Ein Jurist sieht Aeppli hingegen als «Gerichtsgeneral», der seinen Strafprozess nach seinen Regeln in hohem Tempo durchpauken will. Aeppli hat bisher auch bei diesem Prozess so verfahren. So hat er den Prozessparteien Vorgaben nach seinen Vorstellungen gemacht und die Parteien angehalten, sich in ihren Plädoyers kurz zu halten. Ein heikler Vorgang. Angefragte Experten sehen gar ein unmöglicher Vorgang, weil damit das rechtliche Gehör verletzt werde.

Berüchtigt seien seine «inquisitorischen, meist sehr kurzen Parteibefragungen» in den Gerichtsfällen. Auch seine mündlichen Urteilseröffnungen und Urteilsbegründungen gehören zu den kürzesten der Branche, hinterlassen aber häufig viele offenen Fragen. Ein weiterer Jurist stellt fest, «er erinnert mich an Richter in amerikanischen Fernsehsendungen oder aus einem John Grisham-Buch.» Aeppli leitet die Verhandlung zusammen mit Rok Bezgovsek (SP) und Peter Rietmann (SP). Als Ersatzmitglied ist Marius Weder (SP) aufgeführt. Bei einem allfälligen Ausfall eines Richters würde er einspringen, damit der Prozess nicht platzt.

Diverse Lecks

Aeppli kam 1990 als Ersatzrichter ans Bezirksgericht Zürich, wurde 1993 gewählter Bezirksrichter und übernahm im Jahre 2000 als Vorsitzender die 9. Abteilung des Bezirksgerichts Zürich. Es ist jene Abteilung, die sich häufig mit schwierigen Wirtschaftsstraffällen oder Gewaltdelikten befasst. Diese Kammer ist, immer noch eine Seltenheit in der Schweiz, auf Wirtschaftsdelikte spezialisiert. Aeppli wird im kommenden Jahr 64, ist aber bis 2026 gewählter Bezirksrichter.

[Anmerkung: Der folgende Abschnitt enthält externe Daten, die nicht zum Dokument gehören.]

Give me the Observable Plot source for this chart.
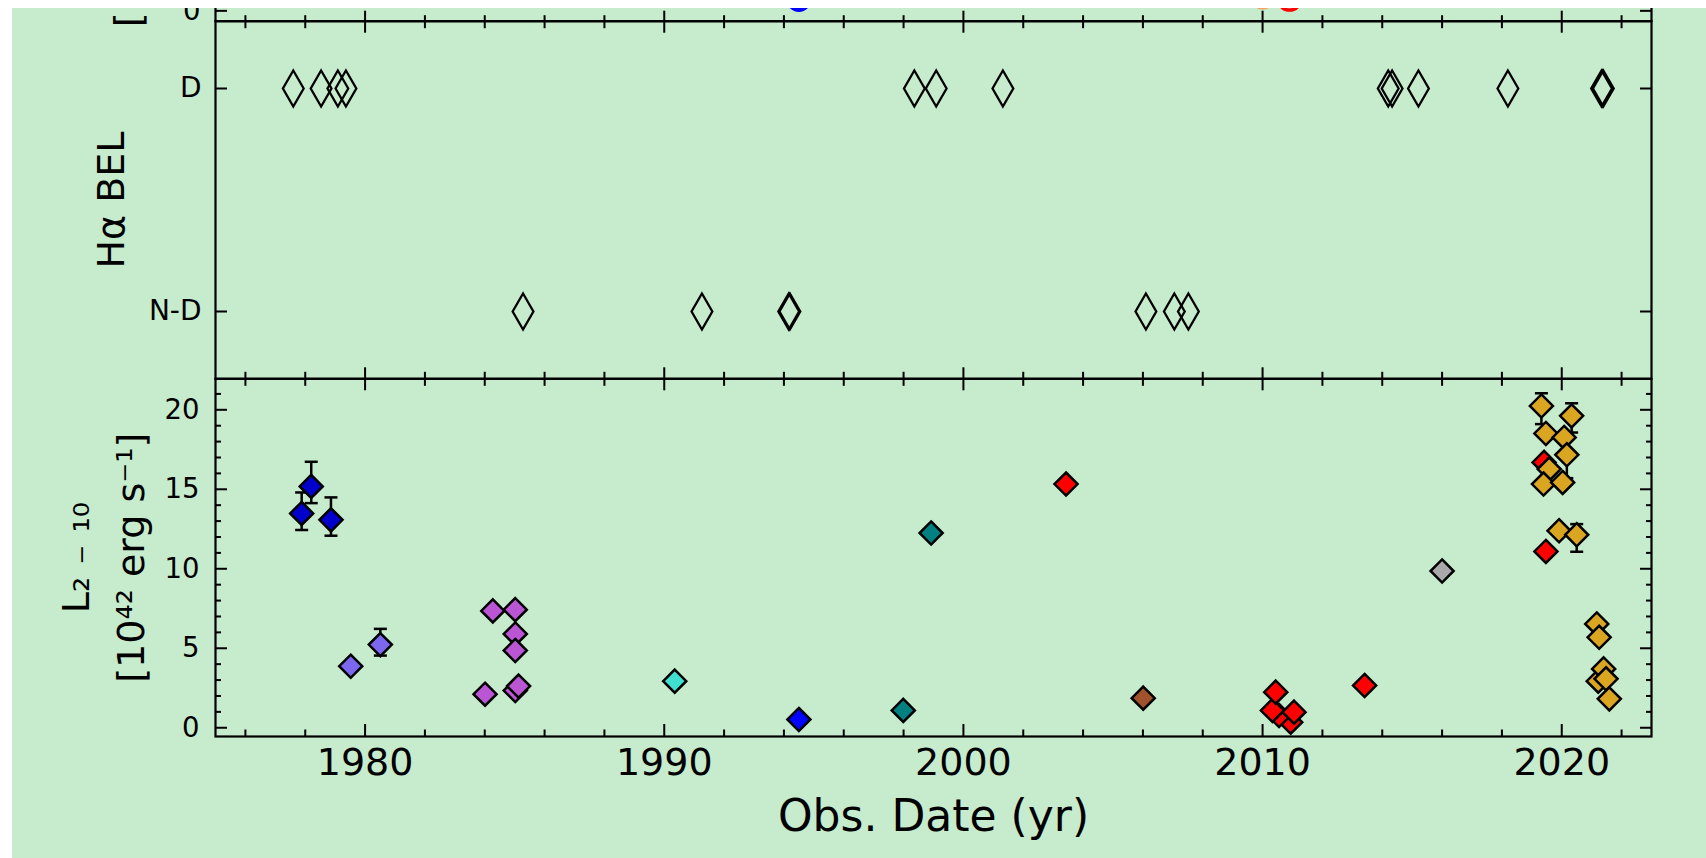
<!DOCTYPE html>
<html>
<head>
<meta charset="utf-8">
<script src="https://cdn.jsdelivr.net/npm/d3@7"></script>
<script src="https://cdn.jsdelivr.net/npm/@observablehq/plot@0.6"></script>
<style>
  html, body { margin: 0; padding: 0; background: #ffffff; width: 1706px; height: 858px; overflow: hidden; }
  #wrap { position: absolute; left: 12px; top: 8px; width: 1694px; height: 850px; overflow: hidden; background: #c7ebcd; }
  #wrap svg { position: absolute; left: -12px; top: -8px; width: 1706px !important; height: 858px !important; max-width: none !important; }
</style>
</head>
<body>
<div id="wrap"></div>
<script>
// ---------------- data ----------------
const xDomain = [1975, 2023];
const xMajor = [1980, 1990, 2000, 2010, 2020];
const xMinor = [1976, 1978, 1982, 1984, 1986, 1988, 1992, 1994, 1996, 1998, 2002, 2004, 2006, 2008, 2012, 2014, 2016, 2018, 2022];

// upper (cut-off) panel
const topYears = [1994.5, 2010.0, 2010.9];
const topValues = [0.33, 0.40, 0.34];
const topTicks = [0];
const topLabel = "[10⁻¹¹ erg cm⁻² s⁻¹]";

// H-alpha broad emission line panel
const belClasses = ["D", "N-D"];
const belDYears = [1977.6, 1978.53, 1979.09, 1979.36, 1998.36, 1999.09, 2001.32, 2014.2, 2014.33, 2015.21, 2018.2, 2021.33, 2021.36, 2021.39];
const belNDYears = [1985.28, 1991.26, 1994.16, 1994.2, 2006.1, 2007.05, 2007.52];
const belLabel = "Hα BEL";

// luminosity panel
const lumGroupIds = ["g1", "g2", "g3", "g4", "g5", "g6", "g7", "g8", "g9", "g10"];
const lumYears = [
  1977.88, 1978.2, 1978.86,
  1979.52, 1980.51,
  1984.01, 1984.27, 1985.02, 1985.02, 1985.02, 1985.02, 1985.13,
  1990.35,
  1994.5,
  1997.99, 1998.92,
  2003.43, 2010.94, 2010.55, 2010.33, 2011.05, 2010.44, 2013.41, 2019.41, 2019.47,
  2006.01,
  2016.0,
  2019.32, 2020.33, 2019.47, 2020.08, 2020.17, 2019.58, 2019.39, 2020.03, 2019.91, 2020.5,
  2021.17, 2021.25, 2021.22, 2021.4, 2021.48, 2021.59
];
const lumValues = [
  13.48, 15.18, 13.08,
  3.87, 5.23,
  2.11, 7.35, 7.43, 5.9, 4.86, 2.34, 2.62,
  2.93,
  0.52,
  1.09, 12.25,
  15.33, 0.35, 0.77, 1.09, 0.98, 2.24, 2.66, 16.69, 11.09,
  1.86,
  9.86,
  20.24, 19.62, 18.51, 18.26, 17.17, 16.27, 15.33, 15.43, 12.39, 12.14,
  6.53, 5.69, 2.93, 3.7, 3.08, 1.82
];
const lumGroups = [
  "g1", "g1", "g1",
  "g2", "g2",
  "g3", "g3", "g3", "g3", "g3", "g3", "g3",
  "g4",
  "g5",
  "g6", "g6",
  "g7", "g7", "g7", "g7", "g7", "g7", "g7", "g7", "g7",
  "g8",
  "g9",
  "g10", "g10", "g10", "g10", "g10", "g10", "g10", "g10", "g10", "g10",
  "g10", "g10", "g10", "g10", "g10", "g10"
];
const errYears = [1977.88, 1978.2, 1978.86, 1980.51, 2019.32, 2020.33, 2020.17, 2020.5];
const errLow   = [12.44, 14.13, 12.08, 4.54, 19.1, 18.57, 15.7, 11.07];
const errHigh  = [14.8, 16.73, 14.49, 6.22, 21.04, 20.41, 18.6, 12.81];
const yMajor = [0, 5, 10, 15, 20];
const yMinor = [1, 2, 3, 4, 6, 7, 8, 9, 11, 12, 13, 14, 16, 17, 18, 19, 21];
const lumLabel1 = "L₂ ₋ ₁₀";
const lumLabel2 = "[10⁴² erg s⁻¹]";
const xLabel = "Obs. Date (yr)";

// ---------------- styling ----------------
const INK = "black";
const palette = ["mediumblue", "mediumslateblue", "mediumorchid", "turquoise", "blue", "teal", "red", "sienna", "darkgray", "goldenrod"];
const FONT = "DejaVu Sans";

function xTicks(anchor, ticks, len, dy) {
  return Plot.axisX({anchor, ticks, tickSize: len, dy, fill: "none", stroke: INK, strokeWidth: 2, label: null});
}
function yTicks(anchor, ticks, len, dx) {
  return Plot.axisY({anchor, ticks, tickSize: len, dx, fill: "none", stroke: INK, strokeWidth: 2, label: null});
}
function base(opts) {
  return Plot.plot({
    width: 1706, height: 858,
    marginLeft: 215, marginRight: 55,
    x: {domain: xDomain, axis: null},
    style: {background: "transparent", fontFamily: FONT, color: "black", overflow: "visible", maxWidth: "none"},
    ...opts
  });
}
const capSymbol = {draw(ctx) { ctx.moveTo(-6.5, 0); ctx.lineTo(6.5, 0); }};
const fmt = d => `${d}`;

// ---------------- upper (cut) panel ----------------
const upper = base({
  marginTop: 0, marginBottom: 858 - 20.7,
  y: {domain: [-0.3, 0.3], axis: null},
  marks: [
    Plot.frame({stroke: INK, strokeWidth: 2.2}),
    yTicks("left", topTicks, 12, 12),
    yTicks("right", topTicks, 12, -12),
    Plot.axisY({anchor: "left", ticks: topTicks, tickSize: 0, tickPadding: 15, fontSize: 27.5, tickFormat: fmt, label: null}),
    Plot.dot([0], {x: i => topYears[i], y: i => topValues[i], r: 12.5, fill: "blue", stroke: "none"}),
    Plot.dot([1], {x: i => topYears[i], y: i => topValues[i], r: 12.5, fill: "sandybrown", stroke: "none"}),
    Plot.dot([2], {x: i => topYears[i], y: i => topValues[i], r: 11, fill: "none", stroke: "red", strokeWidth: 3.5}),
    Plot.text([topLabel], {frameAnchor: "bottom-left", text: d => d, rotate: -90, textAnchor: "start", lineAnchor: "middle", dx: -87, dy: 6, fontSize: 38})
  ]
});

// ---------------- H-alpha panel ----------------
const belRows = [
  ...belDYears.map(x => ({x, c: belClasses[0]})),
  ...belNDYears.map(x => ({x, c: belClasses[1]}))
];
const middle = base({
  marginTop: 20.7, marginBottom: 858 - 378.3,
  y: {type: "point", domain: belClasses, padding: 0.3, axis: null},
  marks: [
    Plot.frame({stroke: INK, strokeWidth: 2.2}),
    xTicks("top", xMajor, 22, 11),
    xTicks("top", xMinor, 13, 6.5),
    xTicks("bottom", xMajor, 11, -11),
    xTicks("bottom", xMinor, 6.5, -6.5),
    yTicks("left", belClasses, 12, 12),
    yTicks("right", belClasses, 12, -12),
    Plot.axisY({anchor: "left", ticks: belClasses, tickSize: 0, tickPadding: 14, fontSize: 28, label: null}),
    Plot.dot(belRows, {x: "x", y: "c", symbol: "diamond", r: 10.9, fill: "none", stroke: INK, strokeWidth: 2.3}),
    Plot.text([belLabel], {frameAnchor: "left", text: d => d, rotate: -90, textAnchor: "middle", lineAnchor: "middle", dx: -104, fontSize: 38})
  ]
});

// ---------------- luminosity panel ----------------
const lumIdx = lumYears.map((_, i) => i);
const errIdx = errYears.map((_, i) => i);
const capRows = [
  ...errIdx.map(i => ({x: errYears[i], y: errLow[i]})),
  ...errIdx.map(i => ({x: errYears[i], y: errHigh[i]}))
];
const lower = base({
  marginTop: 378.3, marginBottom: 122,
  y: {domain: [-0.55, 21.95], axis: null},
  color: {domain: lumGroupIds, range: palette},
  marks: [
    Plot.frame({stroke: INK, strokeWidth: 2.2}),
    xTicks("top", xMajor, 11, 11),
    xTicks("top", xMinor, 6.5, 6.5),
    xTicks("bottom", xMajor, 12, -12),
    xTicks("bottom", xMinor, 6.5, -6.5),
    Plot.axisX({anchor: "bottom", ticks: xMajor, tickSize: 0, tickPadding: 12, fontSize: 38, tickFormat: fmt, label: null}),
    yTicks("left", yMajor, 12, 12),
    yTicks("left", yMinor, 6, 6),
    yTicks("right", yMajor, 12, -12),
    yTicks("right", yMinor, 6, -6),
    Plot.axisY({anchor: "left", ticks: yMajor, tickSize: 0, tickPadding: 16, fontSize: 27.5, tickFormat: fmt, label: null}),
    Plot.ruleX(errIdx, {x: i => errYears[i], y1: i => errLow[i], y2: i => errHigh[i], stroke: INK, strokeWidth: 2.5}),
    Plot.dot(capRows, {x: "x", y: "y", symbol: capSymbol, fill: "none", stroke: INK, strokeWidth: 2.5}),
    Plot.dot(lumIdx, {x: i => lumYears[i], y: i => lumValues[i], fill: i => lumGroups[i], symbol: "diamond2", r: 10.4, stroke: INK, strokeWidth: 2.5}),
    Plot.text([lumLabel1], {frameAnchor: "left", text: d => d, rotate: -90, textAnchor: "middle", lineAnchor: "middle", dx: -139, fontSize: 38}),
    Plot.text([lumLabel2], {frameAnchor: "left", text: d => d, rotate: -90, textAnchor: "middle", lineAnchor: "middle", dx: -84, fontSize: 38}),
    Plot.text([xLabel], {frameAnchor: "bottom", text: d => d, lineAnchor: "bottom", dy: 94, fontSize: 44})
  ]
});

const wrap = document.getElementById("wrap");
wrap.append(upper, middle, lower);
</script>
</body>
</html>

Im Vorfeld des Prozess kam es zu verschiedenen Lecks durch wohl ausgewählte Medien auf, die schon vor der Veröffentlichung sehr häufig aus der Anklageschrift zitieren konnten. Vor allem Tagi-Chefredaktor Arthur Rutishauser konnte einige Artikel über Spesendetails, Ausflüge in Cabarets in der ganzen Schweiz und einer Prügelei mit einer Tänzerin berichten. Auch auf die Details aus den Konten der Bank Julius Bär hatten nur wenige Personen Zugriff. Informationen die dem Bankgeheimnis oder dem Amtsgeheimnis unterstehen. Bislang gab es noch keine Untersuchung dazu. Der Prozess geht am 9. Februar weiter, dann soll Investnet-Gründer Andreas Etter befragt werden. Vier weitere Prozesstage sind im März angesetzt.